McDaniel’s Senate Bill 10, with four cosponsors, passed out of the chamber’s State and Local Government Committee on Jan. 14 with unanimous approval. The four-term senator from Northern Kentucky said he’s “fairly optimistic” this is the year his legislation is approved in the House and Senate and put on the ballot as a proposed constitutional amendment.
“I think that just as people have seen pardons, both at the state and federal level, kind of flow through the process, they really for various reasons ultimately end up at the same place — which is an unchecked pardon power is simply not a good thing,” he said.
This isn’t McDaniel’s first attempt at passing the bill, which he crafted ahead of the 2020 session in the aftermath of former Gov. Matt Bevin’s flurry of controversial pardons in his final weeks in office the previous year. It’s passed in the full Senate in at least five separate legislative sessions but has never advanced in the House.
This year, though, McDaniel is confident his proposal has more support. It’s been designated “priority legislation” by Republican leaders in the Senate and was taken up in committee at its first meeting of the session, where it passed without issue after about five minutes of discussion.
The bill would prevent Kentucky governors from issuing pardons for a time period beginning in the final 60 days before a gubernatorial election and ending on the fifth Tuesday after an election, at which point the governor’s current term would end. Kentucky voters would have to approve the measure at the ballot box.
Bevin, a Republican, made waves in 2019 during the final two months of his term when he issued more than 400 pardons. While many were noncontroversial pardons for low-level drug offenders, some drew strong criticism, including one for a man convicted of homicide in 2017 whose family later hosted a political fundraiser for the governor and another for a man convicted of raping a 9-year-old child.
McDaniel, who is also a Republican, at the time said the “stunning” pardons exposed “an unbelievable weakness in our system which is the ability of a governor to override the entire justice system in the dark of night with no recourse.” He echoed those comments this week at the Capitol Annex after his bill was approved in the committee.
“This is just a straight-up weakness in the constitution,” he said. “I think I’ll have a lot of miles on my car in the fall trying to drum up support.”
Pardons should not be a partisan issue, he added. A number of pardons issued by former President Joe Biden in the final days of his term have drawn intense scrutiny over the past year as well, and current President Donald Trump drew criticism last year when he pardoned nearly every person convicted of a crime in the Jan. 6, 2021 riot at the U.S. Capitol.
SB 10 will now head to the full Senate and would need to be approved in the House. The legislature is in its second week and will remain in session into April.

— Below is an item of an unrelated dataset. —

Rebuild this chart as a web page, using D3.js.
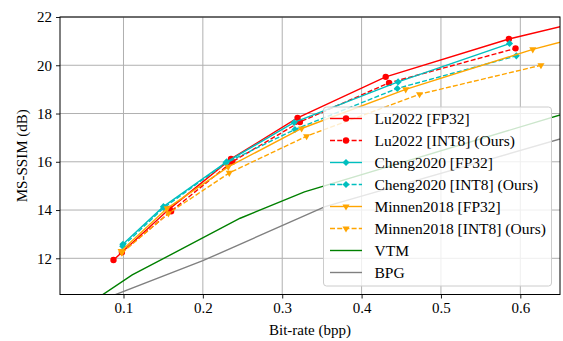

“I’m optimistic that the House will see it my way this year and that the people of Kentucky will see it that way in the fall,” McDaniel said.

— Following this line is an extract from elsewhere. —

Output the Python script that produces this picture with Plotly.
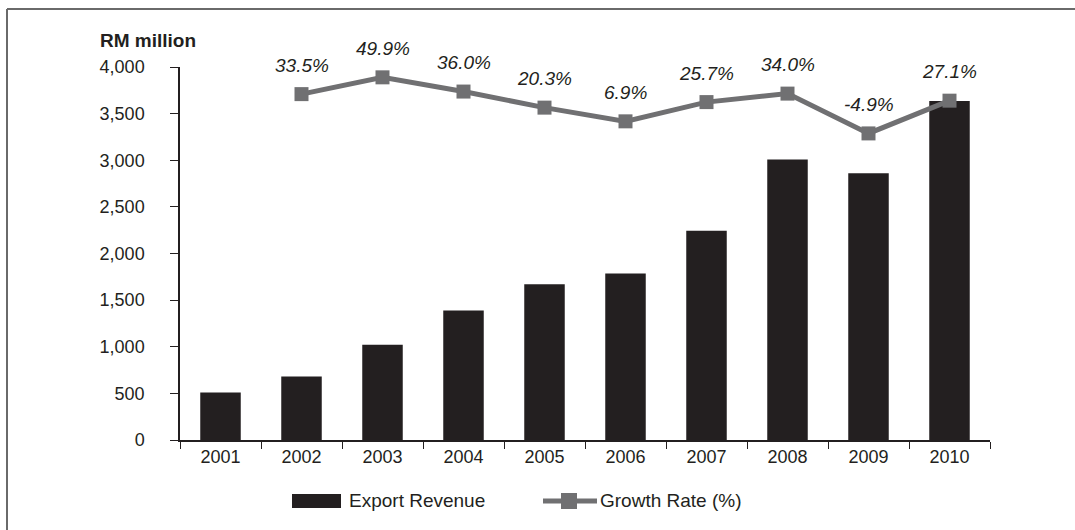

The proposal has never had an issue in McDaniel’s chamber, but the House has been a different story. The bill has never made it to the floor for a vote.
House Speaker David Osborne, R-Prospect, said McDaniel’s bill has “never quite met the threshold of being able to pass it over here.” But there could be more enthusiasm this year, he added after his chamber gaveled out on Jan. 14.
“He worked really hard in the interim talking to a lot of our members about it. I think he won some support for it,” Osborne said. “We will continue to have that conversation once it comes over here.”